August 4, 2013

Suzanne Somers Drops a 'Bombshell' on Aging

From everydayhealth.com

Suzanne Somers Drops a 'Bombshell' on Aging
"No one back then thought about making a plan for aging well.

We plan for nearly everything else in our lives. Think about all the energy you put into planning a vacation, or any major event. But aging is put out of our minds; we don’t want to acknowledge it; we choose not to “see” the end point. Aging is just something that “happens” and is something we want to avoid. And rarely do people think the fate they see all around in others is going to happen to them."


I just turned 65!

I’m excited about it. Never thought I’d feel this upbeat about an age that many keep secret.

Like so many people, a couple of decades ago, before I “saw the light,” I dreaded aging. And why not? I never saw an aging person who was happy about it. My late then-90-year-old auntie Helen said it so well: “It sucks to get old, Sue!”

And who could blame her. Once “full of bullets” as they say — energetic, mischievous, outspoken, confident, and funny — my aunt spent her last years in a nursing home, unable to perform the simple tasks of life. “The food sucks in here,” she would say. “I miss being able to cook for myself.” Forgetful, with unsteady feet that couldn’t feel the ground from neuropathy and bones so brittle that the wrong moves could snap them in two, she was right. It sucked.

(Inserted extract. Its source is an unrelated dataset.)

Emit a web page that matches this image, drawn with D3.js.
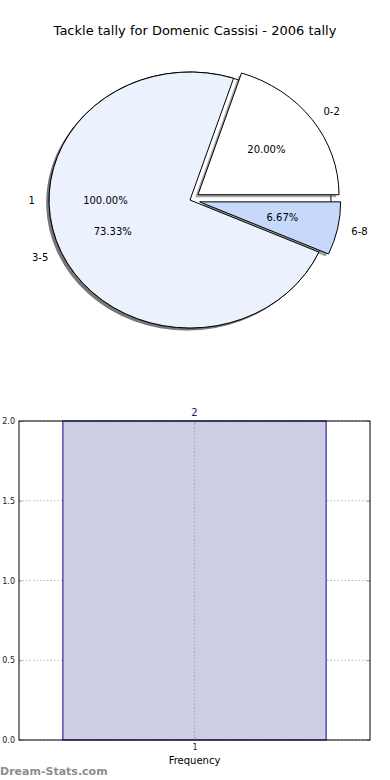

Back when I was a kid, 65 was ancient. Now I see it as young. But I can remember being at family weddings looking at my old aunts (in their sixties), all of whom had their legs wrapped in support hose to hide their varicose veins and swollen ankles, their feet propped high on chairs to take some of the pressure off them. They had swollen bodies and pendulous breasts, and there was a seeming sexlessness to them. Youth was gone, bones were brittle, memories were foggy; they appeared to be living back in the “I remember whens.”

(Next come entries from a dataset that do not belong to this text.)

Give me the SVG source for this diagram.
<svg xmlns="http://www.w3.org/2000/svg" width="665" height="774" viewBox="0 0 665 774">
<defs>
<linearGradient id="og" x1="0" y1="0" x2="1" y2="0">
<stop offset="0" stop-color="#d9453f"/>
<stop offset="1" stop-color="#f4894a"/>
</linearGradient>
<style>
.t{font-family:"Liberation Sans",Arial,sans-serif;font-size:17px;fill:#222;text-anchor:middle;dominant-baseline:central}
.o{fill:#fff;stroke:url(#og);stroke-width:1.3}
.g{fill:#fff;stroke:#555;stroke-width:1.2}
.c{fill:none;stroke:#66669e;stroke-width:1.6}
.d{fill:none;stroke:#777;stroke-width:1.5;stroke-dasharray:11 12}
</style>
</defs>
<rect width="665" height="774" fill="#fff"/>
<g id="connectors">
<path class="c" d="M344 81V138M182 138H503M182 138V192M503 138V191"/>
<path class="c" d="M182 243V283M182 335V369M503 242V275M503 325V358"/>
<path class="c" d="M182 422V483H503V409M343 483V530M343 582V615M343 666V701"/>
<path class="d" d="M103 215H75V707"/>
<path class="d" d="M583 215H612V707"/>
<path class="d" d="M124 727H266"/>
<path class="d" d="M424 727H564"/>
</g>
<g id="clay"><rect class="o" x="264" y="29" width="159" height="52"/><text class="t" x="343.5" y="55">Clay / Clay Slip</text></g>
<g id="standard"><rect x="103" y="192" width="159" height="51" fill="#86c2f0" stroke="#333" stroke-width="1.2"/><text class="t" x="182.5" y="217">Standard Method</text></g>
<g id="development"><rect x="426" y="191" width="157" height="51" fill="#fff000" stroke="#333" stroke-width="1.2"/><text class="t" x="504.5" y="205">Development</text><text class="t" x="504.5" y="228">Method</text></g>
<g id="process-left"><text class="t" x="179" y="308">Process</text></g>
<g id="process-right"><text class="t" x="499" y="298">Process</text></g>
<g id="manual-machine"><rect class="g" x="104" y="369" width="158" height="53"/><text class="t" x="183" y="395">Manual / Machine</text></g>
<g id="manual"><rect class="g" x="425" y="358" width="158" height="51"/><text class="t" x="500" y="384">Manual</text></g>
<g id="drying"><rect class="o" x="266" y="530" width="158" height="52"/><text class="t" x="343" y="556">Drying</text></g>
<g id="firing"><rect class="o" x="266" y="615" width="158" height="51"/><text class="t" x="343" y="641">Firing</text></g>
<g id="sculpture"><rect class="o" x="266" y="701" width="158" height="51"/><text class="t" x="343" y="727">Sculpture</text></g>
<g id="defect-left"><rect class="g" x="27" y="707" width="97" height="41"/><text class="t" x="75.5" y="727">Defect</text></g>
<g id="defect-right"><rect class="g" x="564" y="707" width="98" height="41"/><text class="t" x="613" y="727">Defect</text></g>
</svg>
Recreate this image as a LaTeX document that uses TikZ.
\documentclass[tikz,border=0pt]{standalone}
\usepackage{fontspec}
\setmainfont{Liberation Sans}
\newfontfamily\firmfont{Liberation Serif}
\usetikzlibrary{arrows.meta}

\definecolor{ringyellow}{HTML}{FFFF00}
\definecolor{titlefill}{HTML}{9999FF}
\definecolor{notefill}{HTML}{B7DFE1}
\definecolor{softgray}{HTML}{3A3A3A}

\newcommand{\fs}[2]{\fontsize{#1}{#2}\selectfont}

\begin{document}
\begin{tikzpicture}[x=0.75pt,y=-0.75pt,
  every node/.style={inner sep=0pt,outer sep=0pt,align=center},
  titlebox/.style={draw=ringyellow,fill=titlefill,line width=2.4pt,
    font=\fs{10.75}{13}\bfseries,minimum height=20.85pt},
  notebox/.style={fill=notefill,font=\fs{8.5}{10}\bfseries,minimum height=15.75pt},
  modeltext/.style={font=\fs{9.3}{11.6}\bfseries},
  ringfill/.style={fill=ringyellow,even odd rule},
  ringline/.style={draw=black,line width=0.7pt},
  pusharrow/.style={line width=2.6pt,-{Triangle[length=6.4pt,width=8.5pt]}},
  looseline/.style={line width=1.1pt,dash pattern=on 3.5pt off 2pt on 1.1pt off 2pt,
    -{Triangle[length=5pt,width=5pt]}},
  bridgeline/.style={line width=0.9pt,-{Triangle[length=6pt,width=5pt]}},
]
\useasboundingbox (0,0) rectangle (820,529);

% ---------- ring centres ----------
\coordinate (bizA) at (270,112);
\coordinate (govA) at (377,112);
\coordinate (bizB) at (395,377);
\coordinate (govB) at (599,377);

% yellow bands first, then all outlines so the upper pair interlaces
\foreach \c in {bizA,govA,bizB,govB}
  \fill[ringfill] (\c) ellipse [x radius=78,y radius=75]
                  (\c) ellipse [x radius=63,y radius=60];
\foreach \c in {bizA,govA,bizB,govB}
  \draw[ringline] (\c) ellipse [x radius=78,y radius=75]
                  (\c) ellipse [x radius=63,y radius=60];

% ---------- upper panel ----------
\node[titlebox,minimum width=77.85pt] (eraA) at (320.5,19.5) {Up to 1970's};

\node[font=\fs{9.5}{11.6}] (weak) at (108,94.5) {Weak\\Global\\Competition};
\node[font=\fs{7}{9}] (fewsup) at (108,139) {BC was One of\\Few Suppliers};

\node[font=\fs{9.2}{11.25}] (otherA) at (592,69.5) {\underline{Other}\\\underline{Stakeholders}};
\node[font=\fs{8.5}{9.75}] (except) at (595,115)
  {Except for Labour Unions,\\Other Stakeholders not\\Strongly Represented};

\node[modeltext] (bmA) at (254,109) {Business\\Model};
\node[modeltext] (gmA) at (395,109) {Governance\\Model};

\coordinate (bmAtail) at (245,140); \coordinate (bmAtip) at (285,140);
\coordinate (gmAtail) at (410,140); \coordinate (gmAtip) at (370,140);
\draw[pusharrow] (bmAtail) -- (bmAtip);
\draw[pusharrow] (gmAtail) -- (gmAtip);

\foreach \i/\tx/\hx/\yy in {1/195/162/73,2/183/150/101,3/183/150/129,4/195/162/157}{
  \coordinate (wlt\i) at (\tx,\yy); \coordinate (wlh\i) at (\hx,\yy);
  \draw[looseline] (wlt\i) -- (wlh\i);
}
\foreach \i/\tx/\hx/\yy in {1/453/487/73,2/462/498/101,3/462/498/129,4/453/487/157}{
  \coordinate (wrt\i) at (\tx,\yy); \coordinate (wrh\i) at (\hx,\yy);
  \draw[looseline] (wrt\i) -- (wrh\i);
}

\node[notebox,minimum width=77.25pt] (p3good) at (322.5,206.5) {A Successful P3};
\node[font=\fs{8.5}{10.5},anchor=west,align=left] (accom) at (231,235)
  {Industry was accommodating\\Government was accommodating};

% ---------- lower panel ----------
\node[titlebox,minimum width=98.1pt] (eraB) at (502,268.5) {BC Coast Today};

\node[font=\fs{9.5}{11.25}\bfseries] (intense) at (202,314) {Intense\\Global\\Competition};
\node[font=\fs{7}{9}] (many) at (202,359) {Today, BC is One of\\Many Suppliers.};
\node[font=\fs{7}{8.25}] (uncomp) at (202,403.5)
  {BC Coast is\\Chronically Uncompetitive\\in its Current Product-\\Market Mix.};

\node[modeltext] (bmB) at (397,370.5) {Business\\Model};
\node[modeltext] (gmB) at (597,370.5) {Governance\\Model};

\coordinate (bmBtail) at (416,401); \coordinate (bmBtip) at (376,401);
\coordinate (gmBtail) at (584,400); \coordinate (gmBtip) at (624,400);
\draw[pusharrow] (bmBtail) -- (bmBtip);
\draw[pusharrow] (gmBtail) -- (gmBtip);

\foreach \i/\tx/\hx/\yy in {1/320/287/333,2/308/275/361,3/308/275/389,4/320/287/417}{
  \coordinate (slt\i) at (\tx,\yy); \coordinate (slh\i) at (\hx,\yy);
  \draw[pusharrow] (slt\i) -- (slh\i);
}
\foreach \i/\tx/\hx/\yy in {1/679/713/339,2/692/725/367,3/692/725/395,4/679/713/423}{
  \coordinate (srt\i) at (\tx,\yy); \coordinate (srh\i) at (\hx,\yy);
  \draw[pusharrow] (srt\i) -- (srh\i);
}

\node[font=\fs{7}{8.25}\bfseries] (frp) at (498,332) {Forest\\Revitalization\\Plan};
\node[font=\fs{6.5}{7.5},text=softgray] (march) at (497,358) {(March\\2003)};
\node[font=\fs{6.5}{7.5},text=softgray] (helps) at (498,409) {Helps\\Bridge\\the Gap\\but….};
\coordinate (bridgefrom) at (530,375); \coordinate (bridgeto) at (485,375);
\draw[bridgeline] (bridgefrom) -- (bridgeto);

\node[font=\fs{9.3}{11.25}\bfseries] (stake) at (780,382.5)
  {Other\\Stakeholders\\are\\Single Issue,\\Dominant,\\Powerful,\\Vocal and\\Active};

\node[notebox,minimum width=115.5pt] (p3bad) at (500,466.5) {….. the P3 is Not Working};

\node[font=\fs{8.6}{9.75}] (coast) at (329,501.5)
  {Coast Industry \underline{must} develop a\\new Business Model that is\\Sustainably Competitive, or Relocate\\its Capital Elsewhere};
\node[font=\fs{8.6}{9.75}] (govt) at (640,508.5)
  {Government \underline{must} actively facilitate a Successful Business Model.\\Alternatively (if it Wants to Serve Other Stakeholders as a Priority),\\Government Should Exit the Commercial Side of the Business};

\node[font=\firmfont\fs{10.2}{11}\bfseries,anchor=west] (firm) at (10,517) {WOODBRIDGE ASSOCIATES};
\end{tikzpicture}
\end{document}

Next, I noticed that the pills started, tackle boxes full — for memory, for blood pressure, for cholesterol, for bones. Soon my aunts became the ones in the wheelchairs, stooped over, shaking, confused, not quite remembering who they were and, worse, not remembering who they used to be. We patted their heads, kissed them, and told them we loved them. They responded to the affection, but it could have been from anyone, because now in a haze of drugs and loss of self, just being touched and acknowledged, by anyone, felt nice.

When I was a kid and my parents and relatives were still young and full of fun, I remember them partying till all hours of the morning. I was supposed to be in bed, but I would sit with the door cracked open, watching, listening. They had such a good time, laughing nonstop, drinking, and playing cards all night long, then stumbling out of the house hugging and kissing one another good-bye. They were in their forties then; their sixties, seventies, and eighties were coming, but none of them gave it a thought. No one back then thought about making a plan for aging well.